Nyaman dan mengaku lebih dewasa bersama dunia jurnalistik, Nanang membagikan ilmunya kepada banyak orang. Ketika masih menetap di Ponorogo, dirinya diminta menjadi pelatih jurnalistik di salah satu sekolah di Ponorogo tingkat menengah pertama. Setiap hari Sabtu, dirinya mengajarkan jurnalistik kepada pelajar. Selain itu, perjalanan di jurnalistik mengalir hingga dipercaya menjadi pemateri dan juri lomba, seperti cerpen, puisi, dan artikel.
Tidak dipungkuri, bergabung di UKM HMP dan bergulat dengan Sutejo, dosennya yang ahli menulis kemampuan jurnalistik Nanang meningkat. Hingga kini, saat sah menjadi warga Kalimantan, tepatnya Kelurahan Muara Komam,Kecamatan Muara Komam, Kabupaten Paser, Kalimantan Timur pelbagai hal berkaitan dengan jurnalistik dan literasi dibagikan kepada para pelajar SMAN 01 Batu Sopang.
“Hidup seperti bertani, apa yang kita tanam itu yang kita panen,” tutur pria yang dulu menjabat sebagai Ketua UKM HMP periode 2013-2014 mengulang pesan Sutejo, dosen yang dianggap ayah keduanya.

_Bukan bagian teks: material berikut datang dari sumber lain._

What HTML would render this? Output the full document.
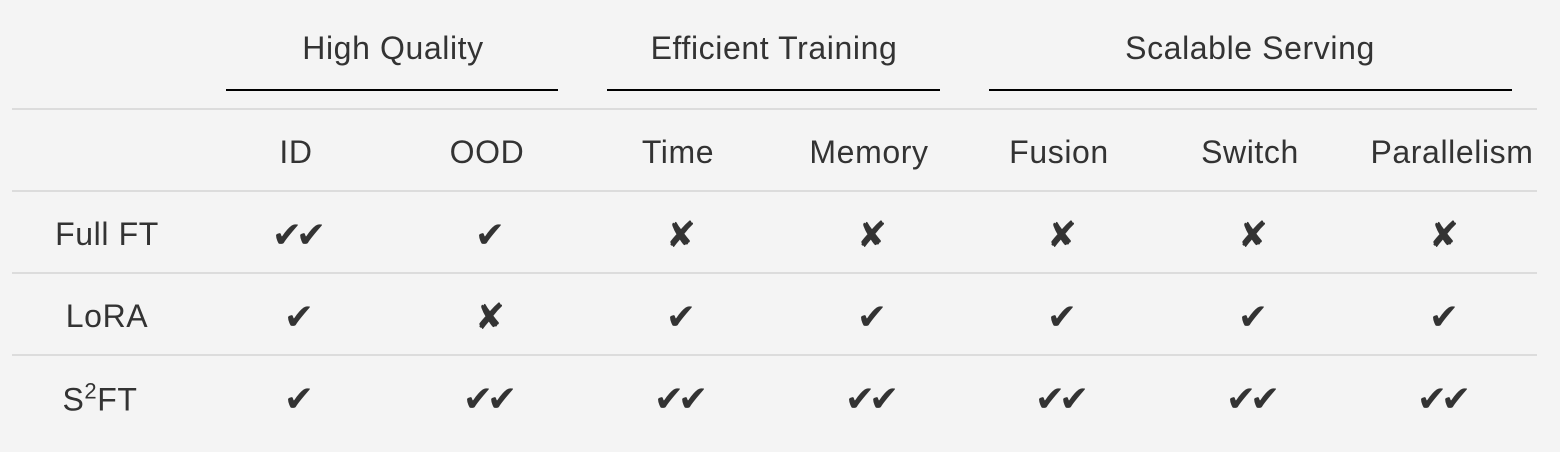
<!DOCTYPE html>
<html><head><meta charset="utf-8"><style>
body{margin:0;width:1560px;height:452px;background:#f4f4f4;position:relative;overflow:hidden;font-family:"Liberation Sans","DejaVu Sans",sans-serif;color:#333;}
.t{position:absolute;font-size:32px;letter-spacing:0.6px;transform:translate(-50%,-50%);white-space:nowrap;line-height:1;}
.m{position:absolute;font-family:"DejaVu Sans",sans-serif;font-size:36px;transform:translate(-50%,-50%);white-space:nowrap;line-height:1;color:#333;letter-spacing:-6px;}
.bl{position:absolute;height:2px;background:#000;top:89px;}
.gl{position:absolute;left:12px;width:1525px;height:2px;background:#dcdcdc;}
sup{font-size:22px;vertical-align:12px;}
</style></head><body>
<div class="t" style="left:393px;top:48px">High Quality</div>
<div class="t" style="left:774px;top:48px">Efficient Training</div>
<div class="t" style="left:1250px;top:48px">Scalable Serving</div>
<div class="bl" style="left:226px;width:332px"></div>
<div class="bl" style="left:607px;width:333px"></div>
<div class="bl" style="left:989px;width:523px"></div>
<div class="gl" style="top:108px"></div>
<div class="gl" style="top:190px"></div>
<div class="gl" style="top:272px"></div>
<div class="gl" style="top:354px"></div>
<div class="t" style="left:296px;top:152px">ID</div>
<div class="t" style="left:487px;top:152px">OOD</div>
<div class="t" style="left:678px;top:152px">Time</div>
<div class="t" style="left:869px;top:152px">Memory</div>
<div class="t" style="left:1059px;top:152px">Fusion</div>
<div class="t" style="left:1250px;top:152px">Switch</div>
<div class="t" style="left:1452px;top:152px">Parallelism</div>
<div class="t" style="left:107px;top:234px">Full FT</div>
<div class="t" style="left:107px;top:316px">LoRA</div>
<div class="t" style="left:100px;top:398px">S<sup>2</sup>FT</div>
<div class="m" style="left:296px;top:236px">✔✔</div>
<div class="m" style="left:487px;top:236px">✔</div>
<div class="m" style="left:678px;top:236px">✘</div>
<div class="m" style="left:869px;top:236px">✘</div>
<div class="m" style="left:1059px;top:236px">✘</div>
<div class="m" style="left:1250px;top:236px">✘</div>
<div class="m" style="left:1441px;top:236px">✘</div>
<div class="m" style="left:296px;top:318px">✔</div>
<div class="m" style="left:487px;top:318px">✘</div>
<div class="m" style="left:678px;top:318px">✔</div>
<div class="m" style="left:869px;top:318px">✔</div>
<div class="m" style="left:1059px;top:318px">✔</div>
<div class="m" style="left:1250px;top:318px">✔</div>
<div class="m" style="left:1441px;top:318px">✔</div>
<div class="m" style="left:296px;top:400px">✔</div>
<div class="m" style="left:487px;top:400px">✔✔</div>
<div class="m" style="left:678px;top:400px">✔✔</div>
<div class="m" style="left:869px;top:400px">✔✔</div>
<div class="m" style="left:1059px;top:400px">✔✔</div>
<div class="m" style="left:1250px;top:400px">✔✔</div>
<div class="m" style="left:1441px;top:400px">✔✔</div>
</body></html>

Mengajar siswa dari berbagai kultur, agama, bahasa, dan lainnya menjadi salah satu tantangan Nanang. Awal mengajar di Kalimantan, analisa pelajar dan metode belajar dilakukan. Sebab dalam satu kelas beragam latar belakang pelajar, seperti beragama Islam, Kristen, Katolik, Hindu. Ada pula pelajar berasal dari suku Banjar, Dayak, Bugis, Batak, Makasar dan lainnya. Kesemuannya memiliki perbedaan karakter. Sehingga membuat ayah dari Nawira Dyah Maheswari ini menemukan satu bentuk penyampaian materi yang bisa diterima semua pelajar. Nanang pula, perlu belajar lama bahasa pelajar supaya dapat berkomunikasi dengan baik.
Beruntung menjadi sarjana di kampus yang mengantarkan guru profesional, Nanang mendapat bekal untuk menyelesaikan permasalahan mengajar. Mulai dari cara menghadapi siswa beragam di dalam kelas, penyampaian materi dengan menarik, dan kepedulian dalam membangun hubungan dekat dengan siswa.
“Hampir keseluruhan hal yang saya dapatkan selama menjadi mahasiswa di STKIP PGRI Ponorogo saya terapakan di sini. Sejalan dengan menyesuaikan dengan situasi yang ada,” tuturnya.
Karena itu, dirinya berpesan kepada para mahasiswa supaya sungguh-sungguh dalam belajar. Jauhkan pikiran kerdil, minder, dan sebagainya. Nanang membuktikan mendapati kebaikan hidup sampai sekarang berkat belajar dan bersama orang-orang hebat. “Terima kasih untuk bapak Sutejo, dosen-dosen STKIP PGRI Ponorogo, keluarga Ponorogo, dan keluarga Kalimantan telah mendampingi hingga sejauh ini.”